MESSINA. All’alba di oggi i Carabinieri della Compagnia di Santo Stefano di Camastra hanno eseguito due misure cautelari degli arresti domiciliari (emesse dal G.I.P. presso il Tribunale di Patti,  Andrea La Spada, su richiesta dei Sostituti Procuratori Giorgia Orlando ed Alice Parialò della Procura della Repubblica di Patti) nei confronti di una coppia, Gabriel Acanticai di 26 anni e la convivente Grazia Maria Di Marco, di 24 anni, ritenuti responsabile di aver estorto danaro e poi cagionato la morte, come conseguenza della propria condotta illecita, di un quarantanovenne trovato impiccato il 15 febbraio u.s. all’interno di un appartamento abbandonato, in S. Stefano di Camastra.
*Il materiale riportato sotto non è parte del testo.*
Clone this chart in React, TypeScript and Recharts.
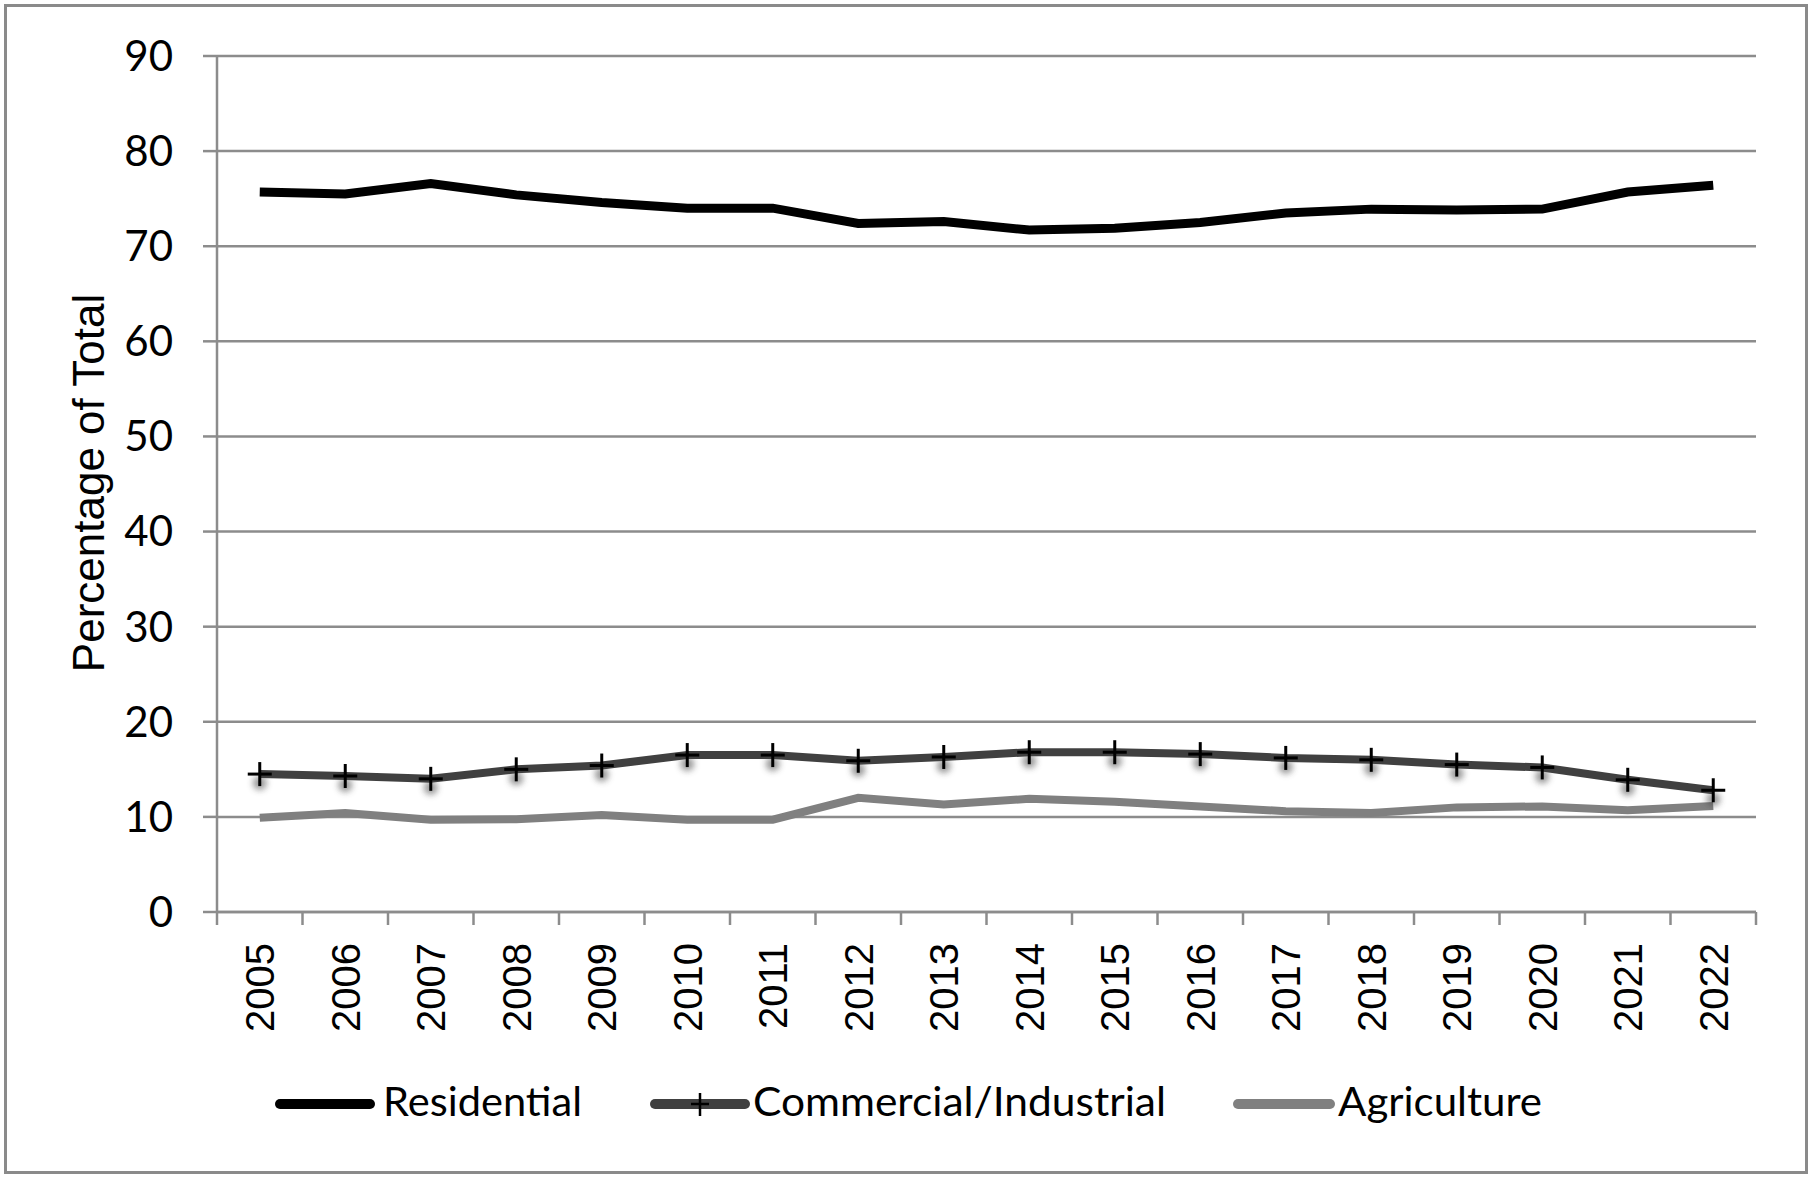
import React from "react";
import { CartesianGrid, Legend, Line, LineChart, XAxis, YAxis } from "recharts";

const years = [
  "2005", "2006", "2007", "2008", "2009", "2010", "2011", "2012", "2013",
  "2014", "2015", "2016", "2017", "2018", "2019", "2020", "2021", "2022",
];
const residential = [
  75.7, 75.5, 76.6, 75.4, 74.6, 74.0, 74.0, 72.4, 72.6, 71.7, 71.9, 72.5, 73.5,
  73.9, 73.8, 73.9, 75.7, 76.4,
];
const commercial = [
  14.5, 14.3, 14.0, 15.0, 15.4, 16.5, 16.5, 15.9, 16.3, 16.8, 16.8, 16.6, 16.2,
  16.0, 15.5, 15.2, 13.9, 12.8,
];
const agriculture = [
  9.9, 10.4, 9.7, 9.75, 10.2, 9.7, 9.7, 12.0, 11.3, 11.9, 11.6, 11.1, 10.6,
  10.4, 11.0, 11.1, 10.7, 11.15,
];
const seriesNames = ["Residential", "Commercial/Industrial", "Agriculture"];
const yTicks = [0, 10, 20, 30, 40, 50, 60, 70, 80, 90];

const data = years.map((year, i) => ({
  year,
  residential: residential[i],
  commercial: commercial[i],
  agriculture: agriculture[i],
}));

const W = 1814;
const H = 1182;
const PLOT_LEFT = 217;
const PLOT_RIGHT = 1756;
const BAND = (PLOT_RIGHT - PLOT_LEFT) / years.length;
const GRID = "#8c8c8c";
const SANS = "'Liberation Sans', Arial, sans-serif";
const LEGEND_FONT = "Lato, 'Liberation Sans', sans-serif";

function YearTick(props: any) {
  const { x, y, payload, index } = props;
  const half = BAND / 2;
  return (
    <g>
      <line x1={x - half} x2={x - half} y1={y} y2={y + 13} stroke={GRID} strokeWidth={2.5} />
      {index === years.length - 1 && (
        <line x1={x + half} x2={x + half} y1={y} y2={y + 13} stroke={GRID} strokeWidth={2.5} />
      )}
      <text
        transform={`translate(${x},${y + 31}) rotate(-90)`}
        textAnchor="end"
        dy="0.36em"
        fontSize={40}
        fontFamily={SANS}
        fill="#000"
      >
        {payload.value}
      </text>
    </g>
  );
}

function PlusDot(props: any) {
  const { cx, cy } = props;
  if (cx == null || cy == null) return null;
  return (
    <g>
      <circle cx={cx} cy={cy + 9} r={7} fill="#444" opacity={0.55} filter="url(#plusShadow)" />
      <line x1={cx - 12} x2={cx + 12} y1={cy} y2={cy} stroke="#000" strokeWidth={3} />
      <line x1={cx} x2={cx} y1={cy - 12} y2={cy + 12} stroke="#000" strokeWidth={3} />
    </g>
  );
}

function YTitle() {
  return (
    <text
      transform="translate(104,483) rotate(-90)"
      textAnchor="middle"
      fontSize={44}
      fontFamily={SANS}
      fill="#000"
    >
      Percentage of Total
    </text>
  );
}

const legendSlots = [
  { x1: 280, x2: 370, tx: 383, tw: 199 },
  { x1: 655, x2: 745, tx: 753, tw: 413 },
  { x1: 1238, x2: 1330, tx: 1338, tw: 204 },
];

function LegendContent(props: any) {
  const payload = [...(props.payload || [])].sort(
    (a: any, b: any) => seriesNames.indexOf(a.value) - seriesNames.indexOf(b.value)
  );
  return (
    <svg width={W} height={80} style={{ display: "block" }}>
      {payload.map((item: any, i: number) => {
        const s = legendSlots[i];
        if (!s) return null;
        const cx = (s.x1 + s.x2) / 2;
        return (
          <g key={item.value}>
            <line x1={s.x1} x2={s.x2} y1={44} y2={44} stroke={item.color} strokeWidth={10} strokeLinecap="round" />
            {item.value === "Commercial/Industrial" && (
              <g>
                <line x1={cx - 9} x2={cx + 9} y1={44} y2={44} stroke="#000" strokeWidth={2.5} />
                <line x1={cx} x2={cx} y1={33} y2={56} stroke="#000" strokeWidth={2.5} />
              </g>
            )}
            <text
              x={s.tx}
              y={56}
              fontSize={40}
              fontFamily={LEGEND_FONT}
              textLength={s.tw}
              lengthAdjust="spacingAndGlyphs"
              fill="#000"
            >
              {item.value}
            </text>
          </g>
        );
      })}
    </svg>
  );
}

export default function App() {
  return (
    <div style={{ position: "absolute", left: 0, top: 0, width: W, height: H, background: "#fff" }}>
      <svg width={0} height={0} style={{ position: "absolute" }}>
        <defs>
          <filter id="plusShadow" x="-100%" y="-100%" width="300%" height="300%">
            <feGaussianBlur stdDeviation={3} />
          </filter>
        </defs>
      </svg>
      <div
        style={{
          position: "absolute",
          left: 4,
          top: 4,
          width: 1804,
          height: 1170,
          border: "3px solid #8a8a8a",
          boxSizing: "border-box",
        }}
      />
      <div style={{ position: "absolute", left: 0, top: 0 }}>
        <LineChart
          width={W}
          height={H}
          data={data}
          margin={{ top: 56, right: W - PLOT_RIGHT, left: 0, bottom: 150 }}
        >
          <CartesianGrid vertical={false} stroke={GRID} strokeWidth={2.5} />
          <XAxis
            dataKey="year"
            interval={0}
            height={120}
            padding={{ left: BAND / 2, right: BAND / 2 }}
            tickSize={0}
            tickMargin={0}
            tickLine={false}
            axisLine={{ stroke: GRID, strokeWidth: 2.5 }}
            tick={<YearTick />}
          />
          <YAxis
            domain={[0, 90]}
            ticks={yTicks}
            width={PLOT_LEFT}
            tickSize={14}
            tickMargin={30}
            axisLine={{ stroke: GRID, strokeWidth: 2.5 }}
            tickLine={{ stroke: GRID, strokeWidth: 2.5 }}
            tick={{ fill: "#000", fontSize: 42, fontFamily: LEGEND_FONT }}
            label={<YTitle />}
          />
          <Legend
            verticalAlign="middle"
            align="center"
            layout="horizontal"
            wrapperStyle={{ left: 0, top: 1060, width: W, height: 80 }}
            content={<LegendContent />}
          />
          <Line
            name="Residential"
            dataKey="residential"
            stroke="#000000"
            strokeWidth={9}
            dot={false}
            isAnimationActive={false}
          />
          <Line
            name="Agriculture"
            dataKey="agriculture"
            stroke="#808080"
            strokeWidth={8}
            dot={false}
            isAnimationActive={false}
          />
          <Line
            name="Commercial/Industrial"
            dataKey="commercial"
            stroke="#404040"
            strokeWidth={8}
            dot={<PlusDot />}
            isAnimationActive={false}
          />
        </LineChart>
      </div>
    </div>
  );
}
Le indagini condotte dal Nucleo Operativo dei Carabinieri di S. Stefano hanno messo in luce come il suicidio dell’uomo (lungi dall’essere un disperato atto di autodeterminazione) sia stato estrema conseguenza del progetto criminale ordito dalla giovane coppia, ben consapevole delle cospicue risorse finanziarie ed al tempo stesso della fragilità emotiva della vittima.

Dagli accertamenti condotti, in particolare dall’analisi del contenuto del cellulare in uso alla vittima, è emerso come i due soggetti si siano dapprima adoperati per conquistare la piena fiducia della vittima (padrino del loro figlio e soggetto particolarmente fragile emotivamente) ed abbiano poi avviato un’opera di manipolazione finalizzata a spogliarlo completamente dei suoi averi. Ed invero, la vittima ed i suoi familiari, un tempo benestanti, da circa un anno erano sopraffatti dai debiti, tanto da esser costretti a svendere diversi immobili, riducendosi in povertà assoluta.
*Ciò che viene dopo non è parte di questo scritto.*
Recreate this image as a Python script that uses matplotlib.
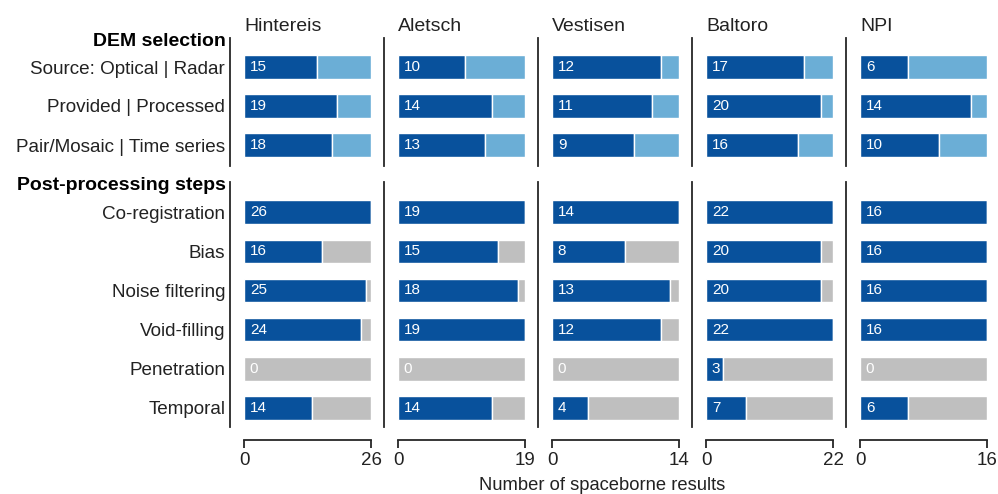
import matplotlib
matplotlib.use('Agg')
import matplotlib.pyplot as plt

plt.rcParams['font.family'] = ['Liberation Sans', 'DejaVu Sans']

# ---------------- data ----------------
glaciers = ['Hintereis', 'Aletsch', 'Vestisen', 'Baltoro', 'NPI']
totals = [26, 19, 14, 22, 16]

dem_header = 'DEM selection'
post_header = 'Post-processing steps'
dem_labels = ['Source: Optical | Radar', 'Provided | Processed', 'Pair/Mosaic | Time series']
post_labels = ['Co-registration', 'Bias', 'Noise filtering', 'Void-filling', 'Penetration', 'Temporal']

hintereis_dem = [15, 19, 18]
aletsch_dem = [10, 14, 13]
vestisen_dem = [12, 11, 9]
baltoro_dem = [17, 20, 16]
npi_dem = [6, 14, 10]

hintereis_post = [26, 16, 25, 24, 0, 14]
aletsch_post = [19, 15, 18, 19, 0, 14]
vestisen_post = [14, 8, 13, 12, 0, 4]
baltoro_post = [22, 20, 20, 22, 3, 7]
npi_post = [16, 16, 16, 16, 0, 6]

xlabel = 'Number of spaceborne results'

dem_all = [hintereis_dem, aletsch_dem, vestisen_dem, baltoro_dem, npi_dem]
post_all = [hintereis_post, aletsch_post, vestisen_post, baltoro_post, npi_post]

# ---------------- style ----------------
DARK = '#08519c'
LIGHT = '#6baed6'
GREY = '#bfbfbf'
TXT = '#222222'
SPINE = '#262626'

W, H, DPI = 998, 494, 100
fig = plt.figure(figsize=(W / DPI, H / DPI), dpi=DPI)


def rect(x0, ytop, w, h):
    return [x0 / W, 1 - (ytop + h) / H, w / W, h / H]


col_x = [244, 398, 552, 706, 860]
col_w = 127
top_y, top_h = 38, 128
bot_y, bot_h = 182, 245
pitch = 39.0

for c, (name, total) in enumerate(zip(glaciers, totals)):
    for part in ('top', 'bot'):
        if part == 'top':
            ax = fig.add_axes(rect(col_x[c], top_y, col_w, top_h))
            vals, labels, rem_col = dem_all[c], dem_labels, LIGHT
            n = len(vals)
            ylim = (n - 1 + 21 / pitch, -29 / pitch)
        else:
            ax = fig.add_axes(rect(col_x[c], bot_y, col_w, bot_h))
            vals, labels, rem_col = post_all[c], post_labels, GREY
            n = len(vals)
            ylim = (n - 1 + 19 / pitch, -30 / pitch)
        ys = list(range(n))
        rem = [total - v for v in vals]
        ax.barh(ys, vals, height=0.6, color=DARK, edgecolor='white', linewidth=1)
        ax.barh(ys, rem, left=vals, height=0.6, color=rem_col, edgecolor='white', linewidth=1)
        for y, v in zip(ys, vals):
            ax.annotate(str(v), xy=(0, y), xytext=(4.2, 0), textcoords='offset points',
                        ha='left', va='center', color='white', fontsize=11)
        ax.set_xlim(0, total)
        ax.set_ylim(*ylim)
        ax.set_facecolor('none')
        for s in ('top', 'right'):
            ax.spines[s].set_visible(False)
        ax.spines['left'].set_position(('outward', 10))
        ax.spines['left'].set_color(SPINE)
        ax.spines['left'].set_linewidth(1.3)
        if c == 0:
            ax.set_yticks(ys)
            ax.set_yticklabels(labels, fontsize=13.6, color=TXT)
        else:
            ax.set_yticks([])
        ax.tick_params(axis='y', length=0, pad=3.5)
        if part == 'top':
            ax.spines['bottom'].set_visible(False)
            ax.set_xticks([])
        else:
            ax.spines['bottom'].set_position(('outward', 9))
            ax.spines['bottom'].set_bounds(0, total)
            ax.spines['bottom'].set_color(SPINE)
            ax.spines['bottom'].set_linewidth(1.3)
            ax.set_xticks([0, total])
            ax.set_xticklabels(['0', str(total)], fontsize=13.5, color=TXT)
            ax.tick_params(axis='x', length=6, width=1.3, pad=3, color=SPINE)
    fig.text(col_x[c] / W, 1 - 31 / H, name, ha='left', va='baseline', fontsize=14, color=TXT)

fig.text(226 / W, 1 - 42 / H, dem_header, ha='right', va='center', fontsize=14,
         fontweight='bold', color='black')
fig.text(226 / W, 1 - 185 / H, post_header, ha='right', va='center', fontsize=14,
         fontweight='bold', color='black')
fig.text(602 / W, 1 - 490 / H, xlabel, ha='center', va='baseline', fontsize=13.2, color=TXT)

fig.savefig('out.png', dpi=DPI, facecolor='white')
Nel dettaglio, la coppia, approfittando della vulnerabilità dell’uomo e ben conoscendo la sua dipendenza sentimentale da una loro familiare (sorella di Gabriel Acanticai) gli facevano credere che la donna amata fosse stata rapita, si trovasse segregata e fosse sfruttata da un uomo che pretendeva continui pagamenti per non farle del male.

Nella prospettiva di “riscattare” la libertà della donna dalla prospettata condizione di schiavitù, l’uomo si trovava a versare in poco in poco meno di un anno oltre 150 mila euro. Il denaro veniva consegnato dalla vittima direttamente agli “amici” tramite ricariche di diverse carte “Postepay” o in contanti, nella convinzione che servisse ad aiutare la sua amata, ignara del proposito criminale dei familiari.

La situazione inscenata e le pressanti richieste degli indagati inducevano la vittima a ricercare spasmodicamente denaro, chiedendolo in prestito, svendendo beni di famiglia ed arrivando ad appropriarsi persino di parte della pensione percepita dalla madre.  Enorme era la pressione psicologica e morale esercitata dalla coppia che era persino arrivata ad indurre la vittima, ormai sul lastrico, a commettere ogni genere di crimine, dal furto alla truffa, facendogli pensare persino alla rapina e all’omicidio.

Emergeva come la vittima, alla fine, abbia cercato di resistere alle pressanti richieste di denaro della Grazia Maria Di Marco, la quale non esitava a ricattarlo e minacciarlo di gravi conseguenze, anche di fronte alla prospettiva di essere denunciata alla Magistratura.

Stretto dalle continue ed insistenti richieste di denaro e gravato dal peso di aver rovinato inutilmente sé stesso e la sua famiglia, alla fine il quarantanovenne, ormai esasperato ed avvilito, si toglieva la vita, impiccandosi all’interno di un’abitazione a lui in uso.

La coppia, in definitiva, ha sfruttato sino alla fine le debolezze della vittima per soggiogarla psicologicamente, trarne indebito vantaggio economico ed infine annientarlo, cagionandone la morte: fatti per i quali il Giudice per le indagini preliminari ha ritenuto di applicare nei confronti dei due le misure cautelari oggi eseguite, con le quali i due sono stati ristretti agli arresti domiciliari.